The Board's review of the record in this case in light of applicable Board policy leads it to conclude that the Mediator correctly ruled that part-time employees who work at JFK have regular employee-employer relationships and, therefore, are eligible.
V.
The IBT challenges Mediator Gibbons' ruling that Polar's part-time Mechanics who were employed full time by other carriers are not eligible to vote. The IBT asserts that since Section 5.301 of the Representation Manual, covering part-time employees, is not specifically included in Section 5.308, covering individuals working for another carrier, employees may have a present employment interest in more than one carrier.
Section 5.308 of the Representation Manual provides, "[a]n employee who would otherwise be eligible to vote under Section 5.304, 5.305, 5.306, or 5.311 who is working for a carrier other than the carrier involved in the dispute is ineligible." These sections of the Representation Manual cover employees who have been discharged, furloughed, are on authorized leave of absence, or on disability leave.
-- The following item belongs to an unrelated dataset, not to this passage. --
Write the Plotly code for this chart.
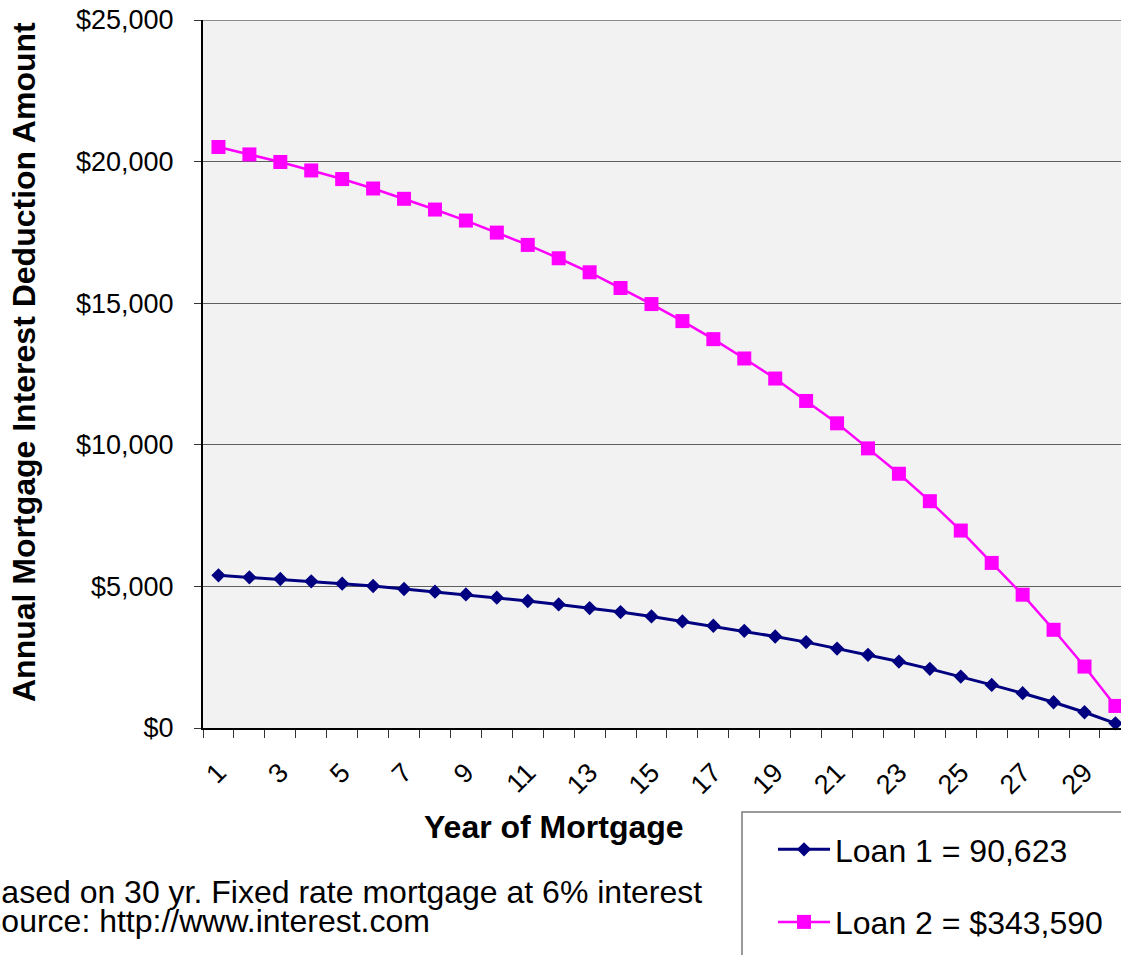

Section 5.308 of the Representation Manual was designed to limit employees who retained an attenuated employment interest in a carrier, but who are not actively working for that carrier, from voting when they have a present employment interest with another carrier. That is not the case here. At Polar, the 29 part-time Mechanics have a present interest in their employment with Polar as well as with their full-time employers.
In Emery Air Charter, 18 NMB 387, 390 (1991), the Board found a part-time employee eligible where the employee held full-time employment with a non-carrier and maintained a present interest in his regular part-time employment with Emery Air Charter. The Board left open whether it would reach the same conclusion if the employee's full-time employer had also been a carrier.(3) Here, 29 of Polar's part-time Mechanics hold full-time jobs at other air carriers. However, they also maintain a present interest in regular part-time employment with Polar. In view of the Board's established practice not to disenfranchise employees, the Board finds eligible the 29 part-time employees who also hold full-time employment with other carriers. See, e.g., Continental Airlines, 24 NMB 433, 449 (1997).
VI.
Based upon the record in this case, the Board finds that Polar's part-time Mechanics and Mechanics Helpers are regular part-time employees and are eligible to vote. The Board finds further that the Carrier's part-time Mechanics and Mechanics Helpers holding full-time employment with other carriers maintain a present interest in employment with Polar and are eligible. The ballot count will take place as scheduled.
By direction of the NATIONAL MEDIATION BOARD.
Stephen E. Crable
Chief of Staff
Copy to:
Mr. Ray Benning
Mr. Lawrence Gibbons
1. One individual held part-time employment with another carrier, but was subsequently laid off.
2. In its April 30, 1998, rebuttal statement, the carrier argues that in American Trans Air, supra, the Board rejected the organization's argument that availability for work signified an employee-employer relationship. However, the Board made its determination in that case in view of "unique circumstances." The Board notes in this case that the circumstances unique to Polar Air Cargo's operations are similarly determinative here.
3. Compare, Williamette and Pacific Railroad, Inc., 24 NMB 413, 417, 418 (1997), where the Board found a locomotive engineer with full-time employment at another railroad ineligible because his relationship with Williamette and Pacific was casual in nature.